In 1983, while I was on an assignment to write an article for Forbes magazine on the Egyptian economy, I interviewed Ambassador Frank Wisner, the then U.S. Ambassador to Egypt. I posed the following question to the Ambassador, "What is the future of U.S. aid to Egypt (then under Mubarak)?" His short but enlightened answer was, "Egypt has plenty of resources. Egypt does not need aid. It needs trade."
With the January 25 Revolution toppling the 32-year long Mubarak dictatorship, the first set of charges levelled by Egypt's Prosecutor General is: "How did you, Mr. Mubarak, on your salary as Egypt's President, amass billions of dollars deposited abroad?" This is the central charge on which the former President and his two sons, Gamal and Alaa, are being subjected to detention pending investigation before trial.
No other issue has galvanized all of Egypt as seeing the law being applied for the massive corruption engaged in by the ousted regime, including several members of the various Mubarak cabinets. And anti-corruption measures have also included the abuse of power, police brutality, and the peddling of influence through bribes.
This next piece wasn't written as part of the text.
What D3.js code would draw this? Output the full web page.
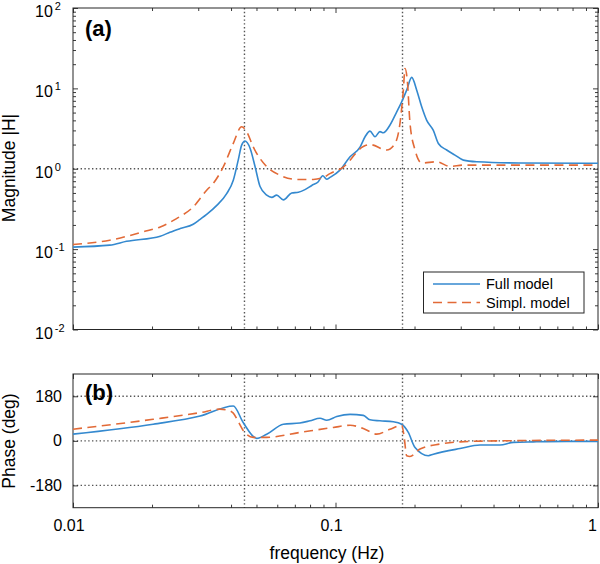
<!DOCTYPE html>
<html><head><meta charset="utf-8">
<script src="https://cdn.jsdelivr.net/npm/d3@7"></script>
<style>
body{margin:0;background:#fff;}
svg{display:block;font-family:Arial,"Liberation Sans",Helvetica,sans-serif;}
</style></head>
<body><svg id="c" width="600" height="564"></svg>
<script>
// ---------- data ----------
const magFreqFull = [0.0100,0.0138,0.0160,0.0215,0.0234,0.0256,0.0287,0.0305,0.0323,0.0353,0.0385,0.0408,0.0426,0.0439,0.0452,0.0473,0.0494,0.0516,0.0547,0.0572,0.0597,0.0633,0.0681,0.0722,0.0765,0.0812,0.0860,0.0894,0.0926,0.0953,0.1040,0.1136,0.1240,0.1296,0.1353,0.1414,0.1477,0.1521,0.1613,0.1711,0.1787,0.1867,0.1951,0.2039,0.2130,0.2226,0.2359,0.2465,0.2652,0.2852,0.3069,0.3451,0.5000,1.0000];
const magFull     = [0.106,0.112,0.125,0.145,0.162,0.180,0.204,0.235,0.270,0.35,0.49,0.72,1.28,1.97,2.21,1.79,1.06,0.60,0.47,0.44,0.47,0.41,0.50,0.51,0.55,0.62,0.69,0.82,0.74,0.78,0.96,1.41,1.86,2.5,2.94,2.5,2.9,2.8,3.5,5.1,6.8,9.5,13.7,9.5,5.9,4.0,3.0,2.06,1.71,1.48,1.28,1.22,1.18,1.17];

const magFreqSimpl = [0.0100,0.0138,0.0185,0.0215,0.0248,0.0287,0.0323,0.0342,0.0374,0.0408,0.0439,0.0459,0.0486,0.0547,0.0615,0.0712,0.0823,0.0899,0.0953,0.1071,0.1276,0.1353,0.1567,0.1685,0.1761,0.1813,0.1840,0.1877,0.1922,0.2009,0.2130,0.2430,0.2730,0.3069,0.3451,1.0000];
const magSimpl     = [0.114,0.129,0.164,0.189,0.240,0.335,0.541,0.656,1.06,2.07,3.33,2.88,1.87,1.06,0.83,0.736,0.736,0.78,0.87,1.05,1.89,2.0,1.71,2.06,3.7,9.5,17.7,12.6,3.7,1.71,1.18,1.22,1.07,1.11,1.11,1.11];

const phaseFreqFull = [0.0100,0.0202,0.0305,0.0408,0.0445,0.0501,0.0547,0.0633,0.0732,0.0800,0.0873,0.0926,0.1011,0.1136,0.1276,0.1353,0.1477,0.1661,0.1787,0.1894,0.2009,0.2257,0.2359,0.2981,0.3553,0.4233,0.4757,0.5669,0.7599,1.0000];
const phaseFull     = [27,67,100,141,74,10,27,67,72,81,91,83,98,107,103,85,81,77,67,34,-27,-60,-54,-31,-17,-17,-6,-4,-2,-2];

const phaseFreqSimpl = [0.0100,0.0202,0.0305,0.0363,0.0385,0.0408,0.0425,0.0445,0.0486,0.0547,0.0732,0.0981,0.1136,0.1276,0.1435,0.1613,0.1787,0.1824,0.1867,0.1922,0.2098,0.2500,0.2981,0.4233,1.0000];
const phaseSimpl     = [47,87,114,128,125,112,80,42,14,14,34,54,63,50,27,47,63,20,-60,-63,-33,-13,-4,0,3];

const markerFreqs = [0.045, 0.18];
const xTickValues = [0.01, 0.1, 1];
const xTickLabels = ["0.01", "0.1", "1"];
const magTickExps = [2, 1, 0, -1, -2];
const phaseTickValues = [180, 0, -180];
const phaseTickLabels = ["180", "0", "-180"];
const seriesNames = ["Full model", "Simpl. model"];

// ---------- layout ----------
const svg = d3.select("#c");
const L = 73, R = 598;
const topA = 8, botA = 329.5, topB = 374, botB = 507.7;
const blue = "#3489cf", orange = "#e26a37", axisCol = "#262626", gridCol = "#555";

const x = d3.scaleLog().domain([0.01, 1]).range([L, R]);
const yM = d3.scaleLog().domain([0.01, 100]).range([botA, topA]);
const yP = d3.scaleLinear().domain([-270, 270]).range([botB, topB]);

const minorX = [];
[0.01, 0.1].forEach(d => { for (let k = 2; k <= 9; k++) minorX.push(d * k); });
const minorY = [];
[0.01, 0.1, 1, 10].forEach(d => { for (let k = 2; k <= 9; k++) minorY.push(d * k); });

svg.append("defs").selectAll("clipPath").data([["ca", topA, botA], ["cb", topB, botB]]).join("clipPath")
  .attr("id", d => d[0]).append("rect")
  .attr("x", L).attr("y", d => d[1]).attr("width", R - L).attr("height", d => d[2] - d[1]);

function panel(y, top, bot, hGrid, yMajor, yMinor) {
  const g = svg.append("g");
  g.selectAll(".vg").data(markerFreqs).join("line")
    .attr("x1", d => x(d)).attr("x2", d => x(d)).attr("y1", top).attr("y2", bot)
    .attr("stroke", gridCol).attr("stroke-width", 1.4).attr("stroke-dasharray", "1.4,2.4");
  g.selectAll(".hg").data(hGrid).join("line")
    .attr("x1", L).attr("x2", R).attr("y1", d => y(d)).attr("y2", d => y(d))
    .attr("stroke", gridCol).attr("stroke-width", 1.4).attr("stroke-dasharray", "1.4,2.4");
  const tk = (gen, vals, size, tr) => {
    const a = g.append("g").attr("transform", tr)
      .call(gen.tickValues(vals).tickSize(size).tickFormat(""));
    a.select(".domain").remove();
    a.selectAll("line").attr("stroke", axisCol).attr("stroke-width", 0.9);
  };
  tk(d3.axisBottom(x), xTickValues, -5, `translate(0,${bot})`);
  tk(d3.axisBottom(x), minorX, -3, `translate(0,${bot})`);
  tk(d3.axisTop(x), xTickValues, -5, `translate(0,${top})`);
  tk(d3.axisTop(x), minorX, -3, `translate(0,${top})`);
  tk(d3.axisLeft(y), yMajor, -5, `translate(${L},0)`);
  tk(d3.axisRight(y), yMajor, -5, `translate(${R},0)`);
  if (yMinor.length) {
    tk(d3.axisLeft(y), yMinor, -3, `translate(${L},0)`);
    tk(d3.axisRight(y), yMinor, -3, `translate(${R},0)`);
  }
  g.append("rect").attr("x", L).attr("y", top).attr("width", R - L).attr("height", bot - top)
    .attr("fill", "none").attr("stroke", axisCol).attr("stroke-width", 1);
  return g;
}

panel(yM, topA, botA, [1], magTickExps.map(e => Math.pow(10, e)), minorY);
panel(yP, topB, botB, phaseTickValues, phaseTickValues, []);

const mkLine = (y) => d3.line().x(d => x(d[0])).y(d => y(d[1])).curve(d3.curveMonotoneX);
const zip = (a, b) => a.map((v, i) => [v, b[i]]);
const lineA = svg.append("g").attr("clip-path", "url(#ca)");
lineA.append("path").datum(zip(magFreqFull, magFull)).attr("d", mkLine(yM))
  .attr("fill", "none").attr("stroke", blue).attr("stroke-width", 1.6);
lineA.append("path").datum(zip(magFreqSimpl, magSimpl)).attr("d", mkLine(yM))
  .attr("fill", "none").attr("stroke", orange).attr("stroke-width", 1.6).attr("stroke-dasharray", "9,5.5");
const lineB = svg.append("g").attr("clip-path", "url(#cb)");
lineB.append("path").datum(zip(phaseFreqFull, phaseFull)).attr("d", mkLine(yP))
  .attr("fill", "none").attr("stroke", blue).attr("stroke-width", 1.6);
lineB.append("path").datum(zip(phaseFreqSimpl, phaseSimpl)).attr("d", mkLine(yP))
  .attr("fill", "none").attr("stroke", orange).attr("stroke-width", 1.6).attr("stroke-dasharray", "9,5.5");

const magLab = svg.append("g").selectAll("text").data(magTickExps).join("text")
  .attr("x", 35).attr("y", d => yM(Math.pow(10, d)) + 9)
  .attr("font-size", 16).attr("fill", "#000");
magLab.append("tspan").text("10");
magLab.append("tspan").attr("font-size", 11).attr("dx", 2).attr("dy", -7).text(d => String(d));

svg.append("g").selectAll("text").data(phaseTickValues).join("text")
  .attr("x", 62).attr("y", d => yP(d) + 5.5).attr("text-anchor", "end")
  .attr("font-size", 16).attr("fill", "#000").text((d, i) => phaseTickLabels[i]);

svg.append("g").selectAll("text").data(xTickValues).join("text")
  .attr("x", (d, i) => i === xTickValues.length - 1 ? 597 : x(d) - 4).attr("y", 531)
  .attr("text-anchor", (d, i) => i === xTickValues.length - 1 ? "end" : "middle")
  .attr("font-size", 16).attr("fill", "#000").text((d, i) => xTickLabels[i]);

svg.append("text").attr("transform", "translate(15,168) rotate(-90)").attr("text-anchor", "middle")
  .attr("font-size", 17.5).attr("fill", "#000").text("Magnitude |H|");
svg.append("text").attr("transform", "translate(15,441) rotate(-90)").attr("text-anchor", "middle")
  .attr("font-size", 17.5).attr("fill", "#000").text("Phase (deg)");
svg.append("text").attr("x", 327).attr("y", 559).attr("text-anchor", "middle")
  .attr("font-size", 17.5).attr("fill", "#000").text("frequency (Hz)");

svg.append("text").attr("x", 85).attr("y", 36).attr("font-size", 22).attr("font-weight", "bold").text("(a)");
svg.append("text").attr("x", 85).attr("y", 400).attr("font-size", 22).attr("font-weight", "bold").text("(b)");

const lg = svg.append("g");
lg.append("rect").attr("x", 423.5).attr("y", 272).attr("width", 160.5).attr("height", 41)
  .attr("fill", "#fff").attr("stroke", axisCol).attr("stroke-width", 1);
const legItems = [[blue, null], [orange, "9,5.5"]];
seriesNames.forEach((n, i) => {
  const yy = 284 + i * 18.5;
  lg.append("line").attr("x1", 433).attr("x2", 480).attr("y1", yy).attr("y2", yy)
    .attr("stroke", legItems[i][0]).attr("stroke-width", 1.6)
    .attr("stroke-dasharray", legItems[i][1]);
  lg.append("text").attr("x", 486).attr("y", yy + 5).attr("font-size", 14.5).attr("fill", "#000").text(n);
});
</script></body></html>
The ecstasy generated by the sight of the formerly high and mighty, wearing prison garb and sitting at the Tora massive detention camp south of Cairo, for their misdeeds is palpable. In an upper Egypt city of Souhag, nearly halfway between Cairo and Aswan, a popular political figure declared recently, "These investigations and prospective trials have filled our hearts with joy. They like medals which are now worn by every Egyptian. Jail is the logical abode for Mubarak."
During my recent visit to Egypt (April 2 to April 22), I delivered a lecture in Arabic before the Egyptian Council for Foreign Affairs, an NGO which I represent before the U.N., New York City. Most of the questions addressed to me following that lecture were focused on how to undo the great harm done to Egypt for 32 years by the Mubarak regime. The audience were in a hurry to know, "How can we get our money back?"
That interest, which accurately reflects the spirit of the millions in Tahrir Square and beyond was reflected in headlines of seven daily newspapers of mass circulation in the Arab world. One of them, Al-Akhbar (The News) headlined in its edition of April 15: "Yassin El-Ayouty of Fordham University School of Law Asserts that Recovery of the People's Stolen Funds Is Not Impossible." So was the tenor of other news media.
In Al-Ahram newspaper of May 12, that 135-year old newspaper, declared on its front page: "Investigating the Former Minister of Interior Next Week for Illegal Profiteering." It is therefore expected that the Egyptian media will give prominence to what the New York Times reported, also on May 12, on President Obama's "own impatience" with the fact that "many of these countries remained mired in corruption." For there is a definite link between corruption and the upheavals now taking place in the Arab world.